> PROBLEM DETAILS
From the first line of the listing below to the line with "WAVENUMBER = WN_FINE + WN_COARSE", print each line exactly, and nothing more. Leave out the pictures.

+++ DATA PROVIDED +++

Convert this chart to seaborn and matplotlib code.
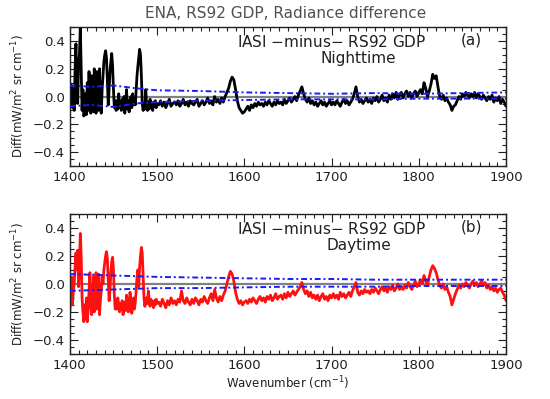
import numpy as np
import pandas as pd
import seaborn as sns
import matplotlib.pyplot as plt
from matplotlib.ticker import MultipleLocator

# wavenumber grid (cm-1): 1 cm-1 steps up to 1500, then 2 cm-1 steps
WN_FINE = list(range(1400, 1501, 1))
WN_COARSE = list(range(1502, 1901, 2))
WAVENUMBER = WN_FINE + WN_COARSE

NIGHT_FINE = [
    0.10, -0.05, 0.08, -0.08, 0.05, -0.10, 0.20, 0.38, 0.10, -0.05,
    0.25, 0.30, 0.50, 0.20, -0.10, 0.05, -0.14, -0.12, 0.02, -0.13,
    0.10, -0.10, 0.18, -0.08, -0.12, 0.15, -0.05, -0.11, 0.20, -0.06,
    -0.12, 0.18, 0.02, -0.10, 0.20, -0.04, -0.12, 0.05, 0.15, 0.25,
    0.30, 0.33, 0.28, 0.12, -0.06, 0.05, 0.18, 0.25, 0.31, 0.22,
    0.05, -0.08, -0.03, -0.10, -0.03, -0.09, 0.02, -0.08, -0.04, -0.10,
    -0.02, -0.08, 0.00, -0.12, -0.05, 0.05, -0.09, -0.03, -0.11, -0.06,
    0.00, -0.08, 0.02, -0.06, -0.02, -0.06, 0.05, 0.15, 0.22, 0.28,
    0.34, 0.30, 0.15, -0.05, -0.10, -0.05, -0.09, 0.05, -0.06, -0.10,
    -0.04, -0.09, -0.02, -0.08, -0.05, -0.10, -0.04, -0.07, -0.03, -0.08,
    -0.05,
]
NIGHT_COARSE = [
    -0.06, -0.03, -0.07, -0.04, -0.08, -0.05, -0.02, -0.07, -0.05, -0.04,
    -0.06, -0.03, -0.07, -0.05, -0.02, -0.06, -0.04, -0.07, -0.03, -0.05,
    -0.06, -0.04, -0.02, -0.07, -0.05, -0.03, -0.06, -0.04, -0.01, -0.05,
    -0.03, -0.06, 0.00, -0.04, -0.02, -0.05, -0.01, -0.04, 0.00, 0.03,
    0.06, 0.11, 0.14, 0.12, 0.05, -0.03, -0.08, -0.10, -0.12, -0.11,
    -0.09, -0.07, -0.10, -0.06, -0.08, -0.05, -0.07, -0.04, -0.06, -0.05,
    -0.07, -0.04, -0.06, -0.03, -0.05, -0.07, -0.04, -0.06, -0.03, -0.05,
    -0.04, -0.06, -0.02, -0.05, -0.03, -0.01, -0.04, -0.02, 0.00, -0.03,
    0.01, 0.04, 0.07, 0.02, -0.02, -0.04, -0.01, -0.05, -0.03, -0.06,
    -0.04, -0.07, -0.05, -0.03, -0.06, -0.04, -0.07, -0.05, -0.03, -0.06,
    -0.04, -0.06, -0.03, -0.05, -0.07, -0.04, -0.02, -0.05, -0.03, -0.06,
    -0.04, -0.02, 0.02, 0.07, 0.00, -0.04, -0.02, -0.05, -0.03, -0.01,
    -0.04, -0.02, -0.05, -0.01, -0.03, 0.00, -0.04, -0.02, 0.01, -0.03,
    -0.01, -0.04, 0.01, -0.02, 0.02, -0.01, 0.03, -0.02, 0.01, 0.03,
    -0.01, 0.02, 0.04, 0.00, 0.03, -0.01, 0.02, 0.04, 0.00, 0.03,
    0.05, 0.02, 0.10, 0.06, 0.00, 0.04, 0.09, 0.16, 0.13, 0.15,
    0.07, 0.00, -0.02, 0.01, -0.03, -0.01, -0.04, -0.06, -0.10, -0.07,
    -0.06, -0.03, 0.00, -0.02, 0.02, 0.00, 0.03, 0.01, -0.01, 0.02,
    0.00, 0.03, -0.01, 0.02, 0.00, -0.02, 0.01, -0.01, -0.03, 0.00,
    -0.02, 0.01, -0.04, -0.01, -0.03, 0.00, -0.05, -0.02, -0.04, -0.07,
]

DAY_FINE = [
    -0.20, -0.10, 0.05, -0.15, -0.05, 0.00, 0.12, 0.22, 0.10, 0.24,
    -0.02, 0.15, 0.36, 0.20, -0.10, -0.20, -0.27, -0.15, -0.25, -0.10,
    -0.27, -0.18, -0.05, 0.08, -0.15, -0.22, -0.08, 0.05, -0.20, -0.10,
    0.08, -0.18, -0.05, 0.07, -0.22, -0.12, -0.05, 0.05, 0.00, 0.10,
    0.15, 0.20, 0.23, 0.18, 0.02, -0.12, -0.05, 0.08, 0.16, 0.19,
    0.10, -0.08, -0.18, -0.14, -0.18, -0.10, -0.16, -0.20, -0.14, -0.18,
    -0.12, -0.22, -0.17, -0.13, -0.19, -0.08, -0.15, -0.20, -0.14, -0.06,
    -0.12, -0.21, -0.16, -0.10, -0.18, -0.13, -0.05, 0.05, 0.10, -0.02,
    0.12, 0.20, 0.26, 0.22, 0.05, -0.10, -0.16, -0.12, -0.10, -0.14,
    -0.05, -0.12, -0.16, -0.11, -0.15, -0.13, -0.17, -0.12, -0.15, -0.11,
    -0.14,
]
DAY_COARSE = [
    -0.13, -0.16, -0.11, -0.14, -0.17, -0.12, -0.15, -0.10, -0.14, -0.12,
    -0.15, -0.11, -0.13, -0.05, -0.12, -0.14, -0.10, -0.13, -0.15, -0.11,
    -0.14, -0.10, -0.12, -0.15, -0.11, -0.13, -0.09, -0.12, -0.14, -0.10,
    -0.07, -0.12, -0.04, -0.10, -0.13, -0.09, -0.12, -0.08, -0.05, 0.00,
    0.05, 0.09, 0.07, 0.02, -0.06, -0.11, -0.14, -0.12, -0.15, -0.13,
    -0.12, -0.14, -0.11, -0.13, -0.10, -0.12, -0.14, -0.11, -0.09, -0.12,
    -0.10, -0.13, -0.09, -0.11, -0.08, -0.12, -0.10, -0.07, -0.11, -0.09,
    -0.08, -0.11, -0.07, -0.10, -0.06, -0.09, -0.07, -0.05, -0.08, -0.06,
    -0.04, -0.02, 0.01, -0.04, -0.07, -0.05, -0.09, -0.06, -0.10, -0.08,
    -0.11, -0.08, -0.12, -0.09, -0.07, -0.11, -0.09, -0.12, -0.08, -0.10,
    -0.07, -0.10, -0.08, -0.11, -0.06, -0.09, -0.07, -0.10, -0.08, -0.06,
    -0.09, -0.05, -0.02, 0.01, -0.06, -0.08, -0.05, -0.07, -0.04, -0.06,
    -0.05, -0.07, -0.04, -0.06, -0.03, -0.05, -0.07, -0.04, -0.02, -0.05,
    -0.03, -0.06, -0.02, -0.04, -0.01, -0.05, -0.03, 0.00, -0.04, -0.02,
    -0.04, -0.01, -0.03, 0.01, -0.02, -0.04, -0.01, 0.02, -0.02, 0.00,
    0.03, 0.00, 0.06, 0.02, -0.01, 0.05, 0.10, 0.13, 0.11, 0.08,
    0.03, -0.01, -0.03, 0.00, -0.04, -0.02, -0.06, -0.09, -0.15, -0.11,
    -0.07, -0.04, -0.01, -0.03, 0.00, -0.02, 0.01, -0.01, -0.03, 0.00,
    0.02, -0.01, 0.01, -0.02, 0.00, 0.02, -0.01, 0.01, -0.03, -0.01,
    -0.04, -0.02, -0.05, -0.03, -0.06, -0.04, -0.03, -0.06, -0.08, -0.12,
]

# uncertainty envelope (blue dashed)
ENV_WN = [1400, 1425, 1450, 1475, 1500, 1550, 1600, 1650, 1700, 1750, 1800, 1850, 1900]
NIGHT_UPPER = [0.08, 0.07, 0.08, 0.06, 0.045, 0.04, 0.03, 0.025, 0.02, 0.025, 0.02, 0.025, 0.03]
NIGHT_LOWER = [-0.07, -0.06, -0.075, -0.05, -0.04, -0.03, -0.025, -0.02, -0.02, -0.02, -0.015, -0.015, -0.015]
DAY_UPPER = [0.07, 0.065, 0.06, 0.055, 0.05, 0.045, 0.04, 0.035, 0.035, 0.03, 0.03, 0.03, 0.03]
DAY_LOWER = [-0.05, -0.045, -0.04, -0.035, -0.03, -0.03, -0.025, -0.02, -0.02, -0.02, -0.015, -0.015, -0.015]

YLABEL = "Diff(mW/m$^2$ sr cm$^{-1}$)"
TEXT_COLOR = "#202020"


def draw_panel(ax, values, upper, lower, color, tag, when):
    df = pd.DataFrame({"wn": WAVENUMBER, "diff": values})
    env = pd.DataFrame({"wn": ENV_WN, "upper": upper, "lower": lower})
    ax.axhline(0.0, color="#808080", lw=1.6, zorder=1)
    sns.lineplot(data=df, x="wn", y="diff", ax=ax, color=color, lw=2.0, zorder=2)
    for col in ["upper", "lower"]:
        sns.lineplot(data=env, x="wn", y=col, ax=ax, color="#1a1aff", lw=1.4,
                     zorder=3).lines[-1].set_dashes([3, 1.5, 1, 1.5])
    ax.set_xlim(1400, 1900)
    ax.set_ylim(-0.5, 0.5)
    ax.yaxis.set_major_locator(MultipleLocator(0.2))
    ax.yaxis.set_minor_locator(MultipleLocator(0.05))
    ax.xaxis.set_major_locator(MultipleLocator(100))
    ax.xaxis.set_minor_locator(MultipleLocator(10))
    ax.tick_params(which="both", direction="in", top=True, right=True,
                   labelsize=9.5, colors=TEXT_COLOR, width=0.8)
    ax.tick_params(which="major", length=6)
    ax.tick_params(which="minor", length=3)
    ax.set_ylabel(YLABEL, fontsize=8.5, color=TEXT_COLOR, labelpad=4)
    ax.set_xlabel("")
    for s in ax.spines.values():
        s.set_linewidth(1.0)
        s.set_color(TEXT_COLOR)
    ax.text(0.60, 0.895, "IASI $-$minus$-$ RS92 GDP", transform=ax.transAxes,
            ha="center", va="center", fontsize=11, color=TEXT_COLOR)
    ax.text(0.662, 0.775, when, transform=ax.transAxes,
            ha="center", va="center", fontsize=11, color=TEXT_COLOR)
    ax.text(0.92, 0.905, tag, transform=ax.transAxes,
            ha="center", va="center", fontsize=11, color=TEXT_COLOR)


def main():
    sns.set_style("ticks")
    plt.rcParams["font.family"] = ["DejaVu Sans"]

    fig = plt.figure(figsize=(5.5, 3.99), dpi=100)
    ax_top = fig.add_axes([0.127, 0.584, 0.793, 0.348])
    ax_bot = fig.add_axes([0.127, 0.113, 0.793, 0.351])

    draw_panel(ax_top, NIGHT_FINE + NIGHT_COARSE, NIGHT_UPPER, NIGHT_LOWER,
               "black", "(a)", "Nighttime")
    draw_panel(ax_bot, DAY_FINE + DAY_COARSE, DAY_UPPER, DAY_LOWER,
               "#ff1010", "(b)", "Daytime")

    ax_bot.set_xlabel("Wavenumber (cm$^{-1}$)", fontsize=8.5, color=TEXT_COLOR, labelpad=2)
    fig.text(0.52, 0.965, "ENA, RS92 GDP, Radiance difference", ha="center",
             va="center", fontsize=11, color="#505050")

    fig.savefig("out.png", dpi=100)


if __name__ == "__main__":
    main()
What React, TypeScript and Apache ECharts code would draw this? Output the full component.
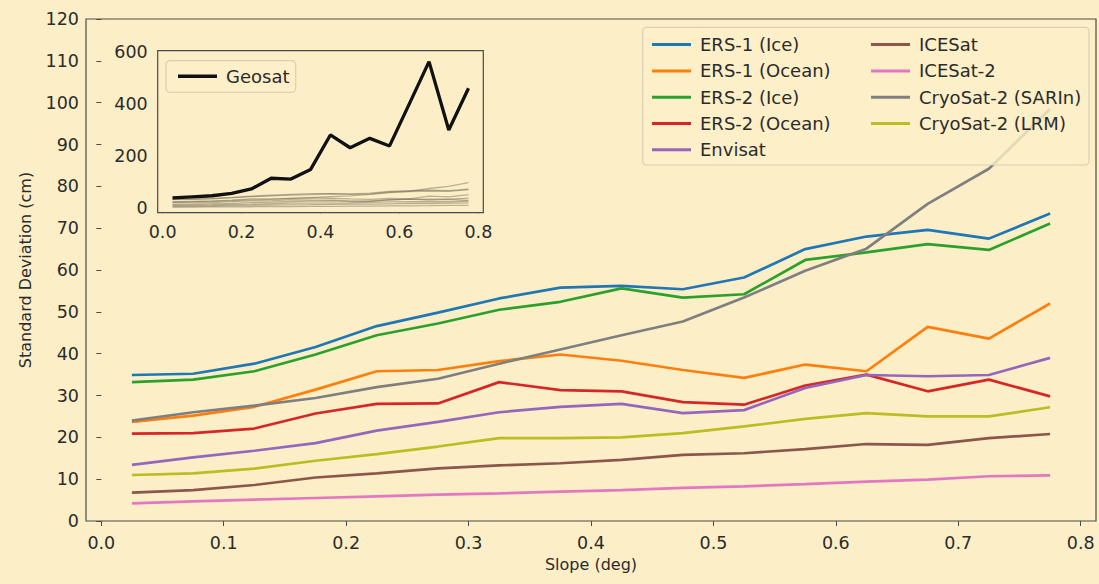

+++

> EXERCISE SOLUTION
Convert this chart to seaborn and matplotlib code.
import numpy as np
import pandas as pd
import seaborn as sns
import matplotlib.pyplot as plt
from matplotlib.ticker import MultipleLocator

# wavenumber grid (cm-1): 1 cm-1 steps up to 1500, then 2 cm-1 steps
WN_FINE = list(range(1400, 1501, 1))
WN_COARSE = list(range(1502, 1901, 2))
WAVENUMBER = WN_FINE + WN_COARSE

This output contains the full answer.